STORED RECORDS.
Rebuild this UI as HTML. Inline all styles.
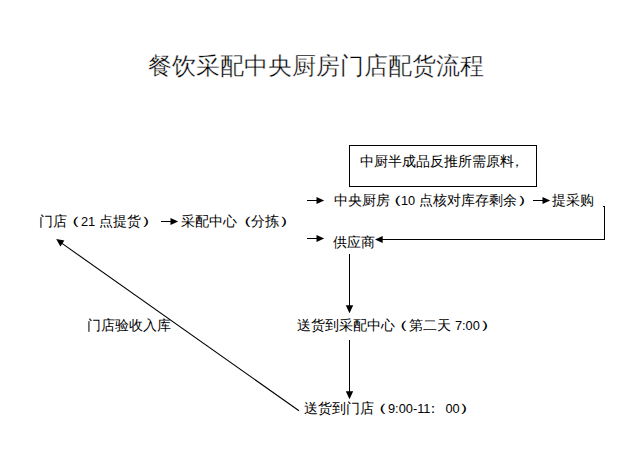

--

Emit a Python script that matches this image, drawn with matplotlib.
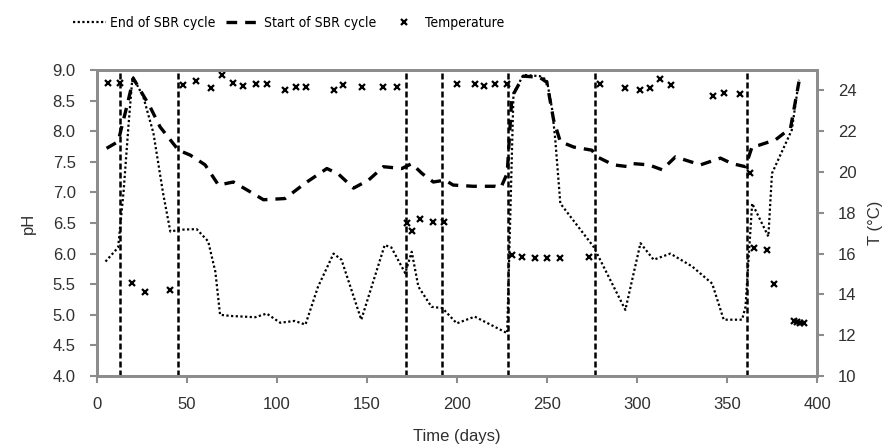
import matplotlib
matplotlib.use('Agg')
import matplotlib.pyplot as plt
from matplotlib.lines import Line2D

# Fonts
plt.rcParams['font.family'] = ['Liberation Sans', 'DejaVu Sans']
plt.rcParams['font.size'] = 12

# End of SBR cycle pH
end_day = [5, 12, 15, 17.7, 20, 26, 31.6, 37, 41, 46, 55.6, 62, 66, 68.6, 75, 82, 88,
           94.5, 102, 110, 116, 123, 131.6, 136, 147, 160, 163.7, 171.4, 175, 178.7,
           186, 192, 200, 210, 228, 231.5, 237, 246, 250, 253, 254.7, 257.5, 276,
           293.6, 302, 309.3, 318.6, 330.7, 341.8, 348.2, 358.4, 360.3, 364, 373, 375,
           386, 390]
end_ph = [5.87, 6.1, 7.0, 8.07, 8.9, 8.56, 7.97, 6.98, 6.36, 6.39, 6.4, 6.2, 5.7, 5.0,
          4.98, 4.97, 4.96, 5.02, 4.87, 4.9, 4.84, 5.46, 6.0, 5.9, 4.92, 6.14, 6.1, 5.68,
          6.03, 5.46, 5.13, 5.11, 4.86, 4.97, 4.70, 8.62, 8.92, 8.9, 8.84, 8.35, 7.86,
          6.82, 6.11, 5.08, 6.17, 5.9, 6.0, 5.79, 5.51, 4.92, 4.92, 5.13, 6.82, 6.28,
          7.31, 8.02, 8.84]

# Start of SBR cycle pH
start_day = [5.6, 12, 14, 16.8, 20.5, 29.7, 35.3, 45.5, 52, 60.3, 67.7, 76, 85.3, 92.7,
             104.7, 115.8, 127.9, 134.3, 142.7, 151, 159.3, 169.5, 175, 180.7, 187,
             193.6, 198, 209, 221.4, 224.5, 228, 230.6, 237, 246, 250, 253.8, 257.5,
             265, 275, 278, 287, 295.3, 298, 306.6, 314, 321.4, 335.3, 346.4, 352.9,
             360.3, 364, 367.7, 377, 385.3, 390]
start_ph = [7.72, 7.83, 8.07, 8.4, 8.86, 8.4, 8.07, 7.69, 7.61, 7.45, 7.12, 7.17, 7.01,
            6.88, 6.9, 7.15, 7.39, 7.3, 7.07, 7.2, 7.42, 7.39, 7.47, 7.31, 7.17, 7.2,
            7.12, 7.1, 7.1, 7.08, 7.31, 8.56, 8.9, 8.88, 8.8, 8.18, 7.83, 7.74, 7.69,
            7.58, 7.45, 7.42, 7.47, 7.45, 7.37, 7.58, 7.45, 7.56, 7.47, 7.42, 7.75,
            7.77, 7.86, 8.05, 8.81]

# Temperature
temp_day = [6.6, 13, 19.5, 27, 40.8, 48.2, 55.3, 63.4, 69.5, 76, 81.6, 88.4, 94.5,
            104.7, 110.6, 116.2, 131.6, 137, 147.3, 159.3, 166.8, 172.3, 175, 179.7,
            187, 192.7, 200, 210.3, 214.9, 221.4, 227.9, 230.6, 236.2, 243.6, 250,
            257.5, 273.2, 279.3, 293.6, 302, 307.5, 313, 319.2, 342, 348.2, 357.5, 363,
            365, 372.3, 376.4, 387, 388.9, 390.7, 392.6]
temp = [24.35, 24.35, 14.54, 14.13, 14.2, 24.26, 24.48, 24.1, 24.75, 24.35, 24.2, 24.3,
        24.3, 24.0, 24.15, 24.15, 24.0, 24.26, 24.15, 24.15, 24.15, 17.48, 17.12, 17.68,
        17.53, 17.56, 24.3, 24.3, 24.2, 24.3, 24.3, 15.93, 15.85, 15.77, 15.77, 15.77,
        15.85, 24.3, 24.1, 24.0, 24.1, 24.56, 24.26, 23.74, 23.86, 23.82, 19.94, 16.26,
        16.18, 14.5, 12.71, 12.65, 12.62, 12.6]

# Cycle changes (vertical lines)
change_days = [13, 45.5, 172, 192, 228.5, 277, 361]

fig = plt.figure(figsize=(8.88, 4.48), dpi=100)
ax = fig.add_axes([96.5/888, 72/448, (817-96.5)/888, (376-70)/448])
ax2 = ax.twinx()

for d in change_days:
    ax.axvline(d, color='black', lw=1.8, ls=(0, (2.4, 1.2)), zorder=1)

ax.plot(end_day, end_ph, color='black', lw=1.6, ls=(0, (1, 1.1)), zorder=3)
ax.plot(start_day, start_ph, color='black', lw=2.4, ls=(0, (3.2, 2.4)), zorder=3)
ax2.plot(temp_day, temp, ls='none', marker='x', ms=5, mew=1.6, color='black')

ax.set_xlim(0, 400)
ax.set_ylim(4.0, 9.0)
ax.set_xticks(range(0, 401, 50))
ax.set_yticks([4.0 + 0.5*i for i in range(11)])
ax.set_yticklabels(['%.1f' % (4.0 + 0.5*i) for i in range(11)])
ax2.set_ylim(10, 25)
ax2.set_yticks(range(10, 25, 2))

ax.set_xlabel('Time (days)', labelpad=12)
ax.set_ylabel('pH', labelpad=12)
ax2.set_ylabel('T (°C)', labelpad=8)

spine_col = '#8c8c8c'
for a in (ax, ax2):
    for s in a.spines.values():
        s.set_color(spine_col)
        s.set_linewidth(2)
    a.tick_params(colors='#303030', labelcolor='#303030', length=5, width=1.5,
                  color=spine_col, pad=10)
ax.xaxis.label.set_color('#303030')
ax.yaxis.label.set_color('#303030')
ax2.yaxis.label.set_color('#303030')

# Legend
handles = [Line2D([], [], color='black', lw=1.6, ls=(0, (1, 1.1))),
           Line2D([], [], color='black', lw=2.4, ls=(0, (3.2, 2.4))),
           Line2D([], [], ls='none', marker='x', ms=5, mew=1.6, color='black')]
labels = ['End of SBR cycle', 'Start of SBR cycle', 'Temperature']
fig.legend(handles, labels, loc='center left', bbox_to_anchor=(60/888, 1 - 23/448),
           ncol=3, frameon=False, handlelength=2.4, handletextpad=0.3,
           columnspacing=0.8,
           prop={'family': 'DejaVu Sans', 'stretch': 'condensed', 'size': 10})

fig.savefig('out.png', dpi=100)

* * *

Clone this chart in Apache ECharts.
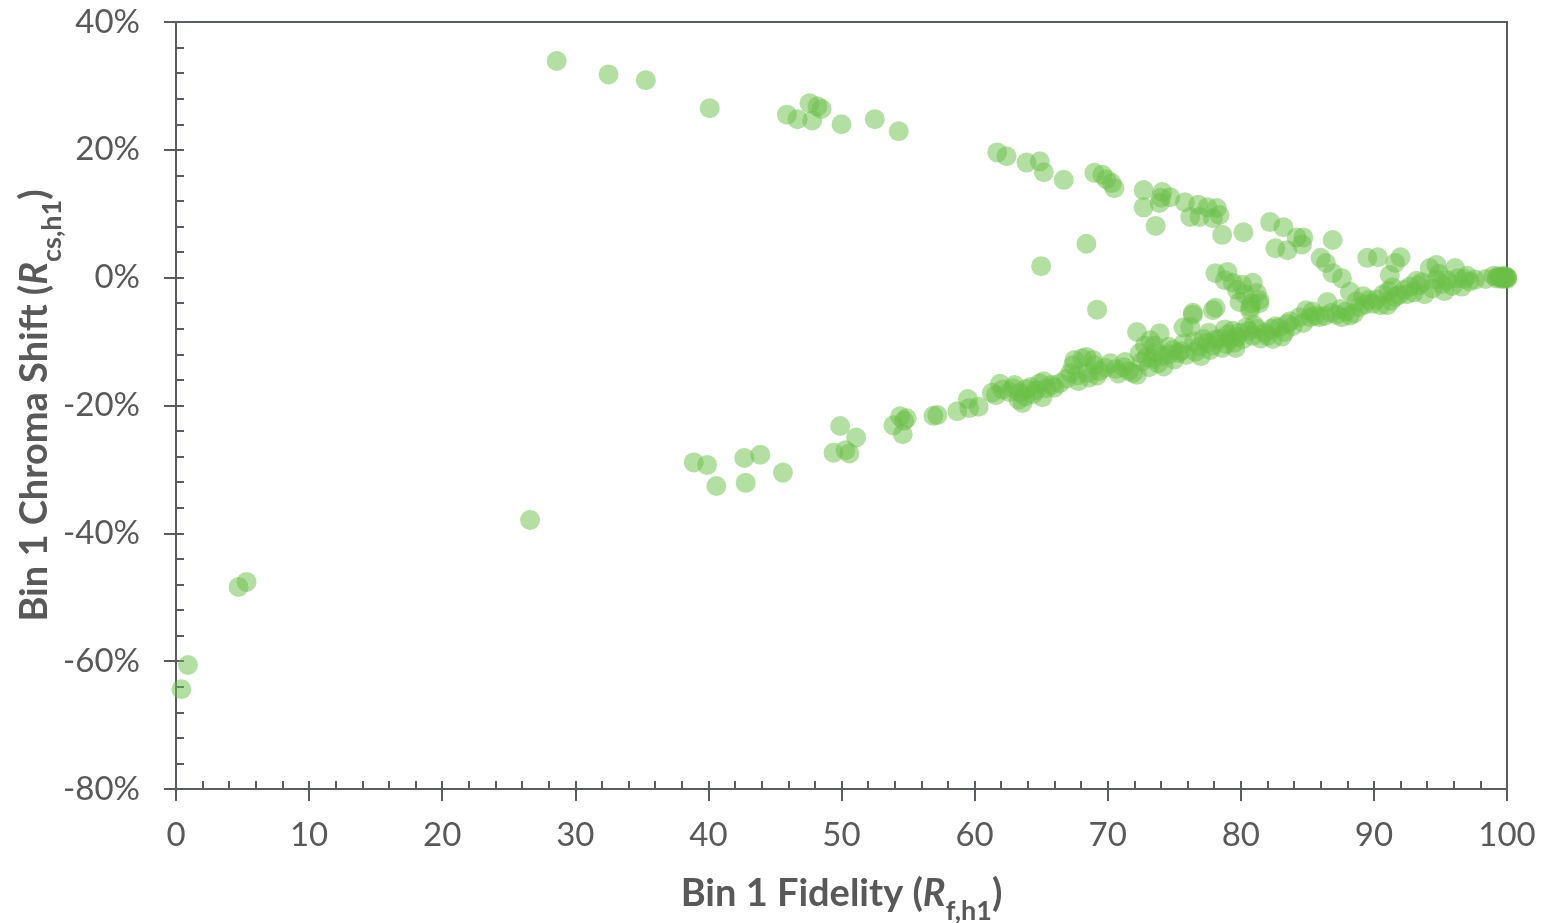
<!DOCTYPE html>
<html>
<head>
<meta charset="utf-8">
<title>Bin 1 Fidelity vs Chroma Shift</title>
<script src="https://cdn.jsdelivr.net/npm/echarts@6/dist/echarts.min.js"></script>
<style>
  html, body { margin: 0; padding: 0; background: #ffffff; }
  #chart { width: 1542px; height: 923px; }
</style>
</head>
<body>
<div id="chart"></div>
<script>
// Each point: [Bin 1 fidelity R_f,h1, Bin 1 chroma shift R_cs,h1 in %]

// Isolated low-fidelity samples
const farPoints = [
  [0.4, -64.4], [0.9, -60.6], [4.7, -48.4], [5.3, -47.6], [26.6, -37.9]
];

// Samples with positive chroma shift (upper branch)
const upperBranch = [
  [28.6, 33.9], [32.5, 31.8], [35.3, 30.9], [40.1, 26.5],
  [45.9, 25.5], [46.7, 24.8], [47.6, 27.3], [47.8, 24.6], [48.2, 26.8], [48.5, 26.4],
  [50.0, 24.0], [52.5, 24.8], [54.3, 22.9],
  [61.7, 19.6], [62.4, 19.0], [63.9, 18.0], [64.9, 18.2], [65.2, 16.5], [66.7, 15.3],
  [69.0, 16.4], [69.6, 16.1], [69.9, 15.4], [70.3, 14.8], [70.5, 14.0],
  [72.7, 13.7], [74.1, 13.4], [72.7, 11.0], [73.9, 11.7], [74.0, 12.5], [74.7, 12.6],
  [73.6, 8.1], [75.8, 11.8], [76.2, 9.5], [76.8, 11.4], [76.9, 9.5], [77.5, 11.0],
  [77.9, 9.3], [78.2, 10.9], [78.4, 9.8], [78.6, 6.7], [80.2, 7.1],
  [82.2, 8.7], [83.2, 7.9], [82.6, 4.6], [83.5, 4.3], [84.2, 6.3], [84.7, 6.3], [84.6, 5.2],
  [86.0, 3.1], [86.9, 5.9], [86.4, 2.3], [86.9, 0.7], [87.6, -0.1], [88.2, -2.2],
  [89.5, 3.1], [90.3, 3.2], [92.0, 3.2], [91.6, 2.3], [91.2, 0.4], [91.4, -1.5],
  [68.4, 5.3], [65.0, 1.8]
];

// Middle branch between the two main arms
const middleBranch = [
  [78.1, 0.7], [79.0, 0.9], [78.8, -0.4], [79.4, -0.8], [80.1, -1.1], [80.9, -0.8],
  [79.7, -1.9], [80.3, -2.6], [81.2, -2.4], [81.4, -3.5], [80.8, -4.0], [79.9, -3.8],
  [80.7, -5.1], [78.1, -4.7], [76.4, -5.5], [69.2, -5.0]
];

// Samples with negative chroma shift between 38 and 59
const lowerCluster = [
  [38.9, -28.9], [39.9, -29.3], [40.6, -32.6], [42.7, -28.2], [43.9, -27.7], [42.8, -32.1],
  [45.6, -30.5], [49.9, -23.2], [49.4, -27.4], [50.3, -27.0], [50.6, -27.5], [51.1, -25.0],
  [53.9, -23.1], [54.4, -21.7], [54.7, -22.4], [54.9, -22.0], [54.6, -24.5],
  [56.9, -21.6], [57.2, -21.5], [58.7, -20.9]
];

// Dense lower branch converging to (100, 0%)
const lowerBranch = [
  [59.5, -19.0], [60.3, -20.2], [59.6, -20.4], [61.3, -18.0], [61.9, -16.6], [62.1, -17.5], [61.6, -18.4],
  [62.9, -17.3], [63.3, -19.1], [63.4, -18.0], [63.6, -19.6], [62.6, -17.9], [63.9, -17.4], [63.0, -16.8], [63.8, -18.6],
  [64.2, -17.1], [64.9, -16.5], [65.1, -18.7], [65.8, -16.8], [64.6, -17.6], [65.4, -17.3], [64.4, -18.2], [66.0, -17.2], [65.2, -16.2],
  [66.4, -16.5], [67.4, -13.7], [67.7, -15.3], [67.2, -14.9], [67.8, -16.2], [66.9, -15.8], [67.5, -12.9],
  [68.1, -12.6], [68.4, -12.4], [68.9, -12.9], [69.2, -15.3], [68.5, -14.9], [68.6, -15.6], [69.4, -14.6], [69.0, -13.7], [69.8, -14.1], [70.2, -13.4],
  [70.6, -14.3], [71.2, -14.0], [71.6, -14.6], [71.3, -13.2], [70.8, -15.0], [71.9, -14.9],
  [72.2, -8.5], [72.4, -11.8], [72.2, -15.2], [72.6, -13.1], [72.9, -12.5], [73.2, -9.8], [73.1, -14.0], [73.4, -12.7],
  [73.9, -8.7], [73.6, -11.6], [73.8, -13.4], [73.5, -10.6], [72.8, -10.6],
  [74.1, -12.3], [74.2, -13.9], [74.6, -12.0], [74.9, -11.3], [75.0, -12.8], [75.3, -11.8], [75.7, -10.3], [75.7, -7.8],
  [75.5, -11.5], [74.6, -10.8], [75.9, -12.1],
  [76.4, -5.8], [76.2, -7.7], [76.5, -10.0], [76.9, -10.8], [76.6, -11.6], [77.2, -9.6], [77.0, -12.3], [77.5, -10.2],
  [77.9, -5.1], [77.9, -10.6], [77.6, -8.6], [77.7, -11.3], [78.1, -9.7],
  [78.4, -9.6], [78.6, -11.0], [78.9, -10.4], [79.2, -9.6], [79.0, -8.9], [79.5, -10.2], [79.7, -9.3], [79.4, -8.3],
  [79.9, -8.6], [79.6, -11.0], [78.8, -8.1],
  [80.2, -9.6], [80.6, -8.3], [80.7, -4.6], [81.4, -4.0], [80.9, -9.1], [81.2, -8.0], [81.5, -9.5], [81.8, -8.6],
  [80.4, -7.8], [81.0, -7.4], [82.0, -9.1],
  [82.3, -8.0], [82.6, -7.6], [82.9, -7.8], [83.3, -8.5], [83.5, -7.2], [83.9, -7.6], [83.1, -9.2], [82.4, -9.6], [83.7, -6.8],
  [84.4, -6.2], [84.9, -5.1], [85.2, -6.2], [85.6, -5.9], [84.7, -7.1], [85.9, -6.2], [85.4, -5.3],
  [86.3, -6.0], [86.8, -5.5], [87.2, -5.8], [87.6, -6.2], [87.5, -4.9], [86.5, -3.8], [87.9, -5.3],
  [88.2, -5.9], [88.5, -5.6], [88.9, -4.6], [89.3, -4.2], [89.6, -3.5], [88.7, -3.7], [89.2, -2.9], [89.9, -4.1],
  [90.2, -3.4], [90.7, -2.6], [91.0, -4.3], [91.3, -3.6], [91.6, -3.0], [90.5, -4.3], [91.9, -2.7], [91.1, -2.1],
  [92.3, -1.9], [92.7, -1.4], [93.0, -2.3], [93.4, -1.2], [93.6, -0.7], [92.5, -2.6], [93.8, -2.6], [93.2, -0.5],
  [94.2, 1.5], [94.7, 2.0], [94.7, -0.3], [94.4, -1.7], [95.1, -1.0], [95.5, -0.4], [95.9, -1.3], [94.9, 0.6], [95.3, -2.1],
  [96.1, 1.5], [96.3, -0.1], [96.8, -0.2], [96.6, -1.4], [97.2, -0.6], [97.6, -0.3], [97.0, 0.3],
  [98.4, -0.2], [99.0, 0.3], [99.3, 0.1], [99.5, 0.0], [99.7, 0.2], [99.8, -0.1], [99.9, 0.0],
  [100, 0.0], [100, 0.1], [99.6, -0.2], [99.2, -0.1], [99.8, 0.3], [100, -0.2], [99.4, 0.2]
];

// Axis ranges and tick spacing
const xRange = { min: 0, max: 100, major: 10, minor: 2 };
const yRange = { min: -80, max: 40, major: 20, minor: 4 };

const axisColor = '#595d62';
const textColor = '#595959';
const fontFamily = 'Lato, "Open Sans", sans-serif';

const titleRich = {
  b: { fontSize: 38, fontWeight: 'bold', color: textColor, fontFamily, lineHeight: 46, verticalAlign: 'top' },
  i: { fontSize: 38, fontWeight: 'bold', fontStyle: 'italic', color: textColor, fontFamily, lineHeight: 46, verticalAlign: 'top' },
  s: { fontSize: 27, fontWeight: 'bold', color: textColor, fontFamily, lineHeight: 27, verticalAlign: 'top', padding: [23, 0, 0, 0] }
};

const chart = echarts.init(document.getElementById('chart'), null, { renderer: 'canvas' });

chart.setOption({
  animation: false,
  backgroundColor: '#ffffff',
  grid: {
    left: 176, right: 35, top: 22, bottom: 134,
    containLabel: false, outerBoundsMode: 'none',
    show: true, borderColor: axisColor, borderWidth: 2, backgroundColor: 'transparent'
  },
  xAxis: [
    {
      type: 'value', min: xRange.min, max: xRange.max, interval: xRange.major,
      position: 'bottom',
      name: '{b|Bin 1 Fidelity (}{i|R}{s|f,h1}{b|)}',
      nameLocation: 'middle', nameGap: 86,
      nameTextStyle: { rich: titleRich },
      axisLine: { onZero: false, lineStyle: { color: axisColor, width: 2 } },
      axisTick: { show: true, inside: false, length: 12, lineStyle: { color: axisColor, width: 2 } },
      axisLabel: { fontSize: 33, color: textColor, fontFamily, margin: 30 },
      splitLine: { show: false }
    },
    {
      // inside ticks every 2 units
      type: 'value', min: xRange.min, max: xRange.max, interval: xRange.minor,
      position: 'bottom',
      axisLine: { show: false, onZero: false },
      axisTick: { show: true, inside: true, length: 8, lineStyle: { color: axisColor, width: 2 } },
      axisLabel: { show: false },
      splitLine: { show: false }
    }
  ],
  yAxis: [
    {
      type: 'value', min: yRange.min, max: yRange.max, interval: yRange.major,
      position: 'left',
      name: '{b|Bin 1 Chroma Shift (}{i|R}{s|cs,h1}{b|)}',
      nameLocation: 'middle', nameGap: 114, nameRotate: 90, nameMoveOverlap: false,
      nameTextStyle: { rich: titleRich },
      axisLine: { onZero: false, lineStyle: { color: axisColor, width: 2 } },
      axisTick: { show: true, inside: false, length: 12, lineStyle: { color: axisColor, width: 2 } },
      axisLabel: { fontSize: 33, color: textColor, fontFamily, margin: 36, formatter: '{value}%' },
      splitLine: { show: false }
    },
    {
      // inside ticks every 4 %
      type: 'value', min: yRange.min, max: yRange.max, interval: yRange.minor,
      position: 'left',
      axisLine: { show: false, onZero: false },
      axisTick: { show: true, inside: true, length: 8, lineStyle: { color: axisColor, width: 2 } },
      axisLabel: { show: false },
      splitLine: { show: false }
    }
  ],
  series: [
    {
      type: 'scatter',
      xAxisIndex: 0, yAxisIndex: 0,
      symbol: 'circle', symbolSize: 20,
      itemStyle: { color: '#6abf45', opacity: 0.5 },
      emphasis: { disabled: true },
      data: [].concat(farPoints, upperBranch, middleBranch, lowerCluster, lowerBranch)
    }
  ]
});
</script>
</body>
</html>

STATED EXERCISE.
Reproduce exactly, and only, the lines from the one containing "Clone this chart in Apache ECharts." through the one containing "R_cs,h1 in %]", including both; leave out any pictures.

OUTPUT BELOW.
Clone this chart in Apache ECharts.
<!DOCTYPE html>
<html>
<head>
<meta charset="utf-8">
<title>Bin 1 Fidelity vs Chroma Shift</title>
<script src="https://cdn.jsdelivr.net/npm/echarts@6/dist/echarts.min.js"></script>
<style>
  html, body { margin: 0; padding: 0; background: #ffffff; }
  #chart { width: 1542px; height: 923px; }
</style>
</head>
<body>
<div id="chart"></div>
<script>
// Each point: [Bin 1 fidelity R_f,h1, Bin 1 chroma shift R_cs,h1 in %]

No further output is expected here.